All things being equal, I'd prefer and EFAULT to a trap. I am assuming that the code is checking for errors.
Yes, updates to comments here are not distributed in emails.
On the other hand, it's very unlikely that there is some app supplying a NULL buffer and then expecting EFAULT in this case. I can see this scenario in some intermediate library but still, NULL or random garbage (practically, it's the only way where touch won't help and EFAULT would have to be returned) is certainly a severe bug in the app and if the app crashes instead, it sounds fine for me.

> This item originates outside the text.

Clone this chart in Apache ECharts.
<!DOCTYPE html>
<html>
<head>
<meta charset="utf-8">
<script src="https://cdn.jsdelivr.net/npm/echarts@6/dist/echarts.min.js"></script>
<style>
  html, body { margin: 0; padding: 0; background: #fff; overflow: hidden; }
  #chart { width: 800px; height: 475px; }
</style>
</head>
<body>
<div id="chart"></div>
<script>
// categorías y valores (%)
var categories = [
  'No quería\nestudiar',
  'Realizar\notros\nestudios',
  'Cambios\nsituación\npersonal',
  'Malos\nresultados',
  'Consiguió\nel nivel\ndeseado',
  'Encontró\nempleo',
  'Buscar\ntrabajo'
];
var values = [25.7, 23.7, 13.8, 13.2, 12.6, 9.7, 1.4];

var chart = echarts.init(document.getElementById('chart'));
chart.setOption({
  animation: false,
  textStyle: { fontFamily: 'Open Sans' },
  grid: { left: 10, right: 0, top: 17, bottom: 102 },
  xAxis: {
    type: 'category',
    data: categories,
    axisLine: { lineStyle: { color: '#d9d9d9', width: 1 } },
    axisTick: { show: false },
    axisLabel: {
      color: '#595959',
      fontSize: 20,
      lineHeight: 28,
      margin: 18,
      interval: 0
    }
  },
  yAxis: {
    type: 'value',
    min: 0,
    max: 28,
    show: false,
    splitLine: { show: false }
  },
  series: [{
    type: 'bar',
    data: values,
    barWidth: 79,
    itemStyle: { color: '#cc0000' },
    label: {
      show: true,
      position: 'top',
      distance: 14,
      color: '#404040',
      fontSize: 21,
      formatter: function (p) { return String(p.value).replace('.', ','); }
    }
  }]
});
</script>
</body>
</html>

So I suggest that I either go the POSIX way here, or postpone it for later (until I make smart wrappers in LIBCx that will differentiate between mmap and non-mmap regions).
I went with the touch
solution for recv/recvfrom/recvmsg
but then I just realised that libsocket
is a static library of LIBC wrappers around TCP/IP DLL calls (I don't know why Knut decided to go this way). This means that in order to use the new code the app needs to be rebuilt (relinked against a newer version of libsocket.lib
). I also realised that this hack is not needed for the send
part as when sending the buffer can't be actually non-committed memory (well, it technically can but this would be a clear application logic error). So I left this part out.

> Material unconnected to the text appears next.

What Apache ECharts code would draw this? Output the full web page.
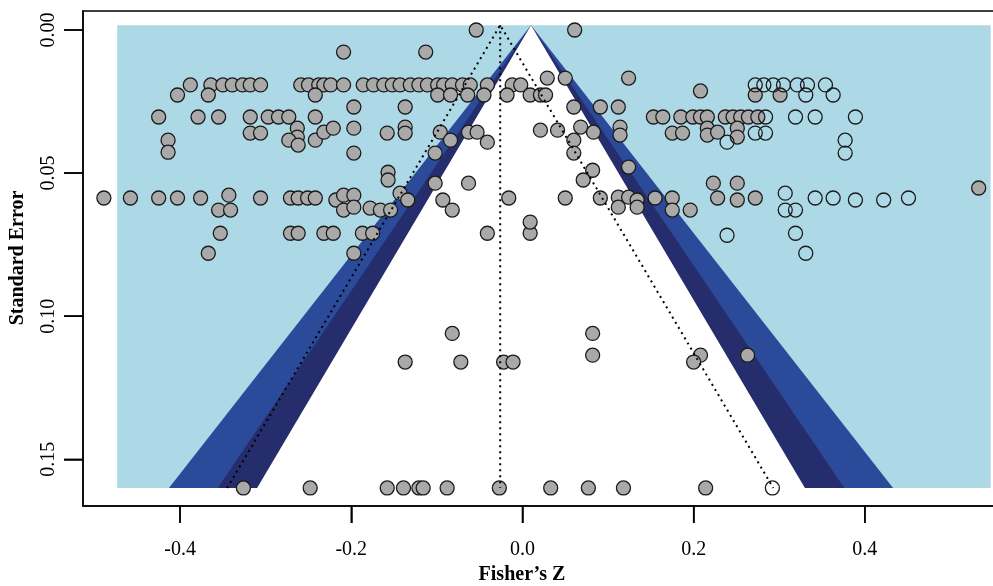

@StevenLevine, I will commit the fix now but I would like to ask you to build LIBC yourself to get the new libsocket.lib
and test your scenario with it. After that I will be ready to release a new RPM of LIBC.

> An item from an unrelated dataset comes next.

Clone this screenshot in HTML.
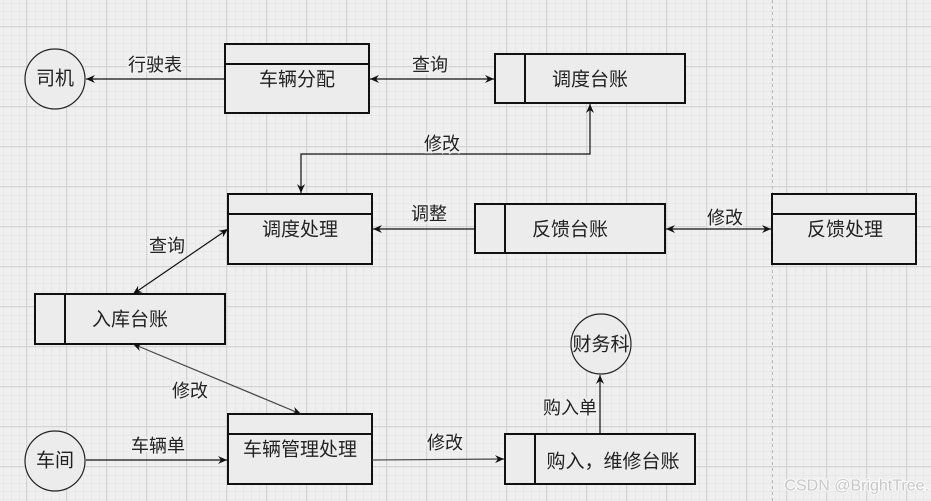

Rebuilding libc now and will aim to rebuild PHP without the workaround once it's done
LGTM - https://smedley.id.au/tmp/php-7.4.32-os2-debug-20230705.zip works for me (built using the new libsocket.lib, and removing the touch_pages code we added)
Thanks @psmedley. I'm closing this then.
We ran into an application porting issue where an uncommitted buffer allocated by mmap was passed to recv() which caused the recv() to fail with EFAULT. We resolved the issue by touching the pages before calling libc's recv().
It might be helpful for libc's recv() to touch the pages before calling the stack's recv().